Is a website redesign just a visual update?
Not usually. A visual refresh changes colors, fonts, and layout but leaves the underlying pages, content structure, and conversion paths intact. A full redesign rebuilds the site from scratch — new page architecture, new copy, new calls to action, and often a new platform. When a designer says "redesign," ask specifically what they are replacing: the look, the structure, or both.
How do I know if my site needs a redesign or just targeted fixes?
Run a quick audit first. If the core pages load fast on mobile, the contact path is clear, and the content is accurate, targeted fixes are almost always the right call. Redesigns are warranted when the site was built for a different business than the one you run today, when the platform prevents you from making changes you need, or when the site's structure actively works against lead conversion and cannot be patched without rebuilding.
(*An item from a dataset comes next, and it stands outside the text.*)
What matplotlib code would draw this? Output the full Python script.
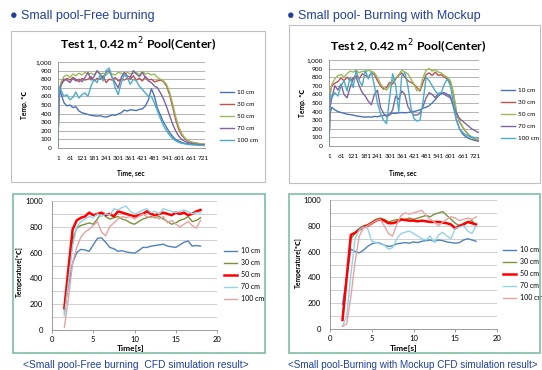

How much does a website redesign cost?
For a service business, a redesign typically costs between $2,000 and $10,000+ depending on the number of pages, conversion path complexity, and whether you are switching platforms. A visual refresh with the same structure costs less. A full rebuild with new copy, new architecture, and a platform migration costs more. See the website redesign cost guide for specific price tiers.
How long does a website redesign take?
Most service business website redesigns take four to twelve weeks from the first call to launch. The largest variable is how quickly the business owner can approve copy and designs at each stage. Projects that stall at approvals often take three to four months. If you have a hard deadline, name it at the start and confirm whether the timeline is achievable before signing.
What is the difference between a redesign and a rebuild?
A redesign usually means changing the visual design and possibly the page structure while keeping the same platform. A rebuild means switching to a new platform or codebase entirely — for example, moving from Squarespace to a custom site. A rebuild is more disruptive and more expensive than a redesign, but sometimes necessary when the current platform cannot support what the business needs.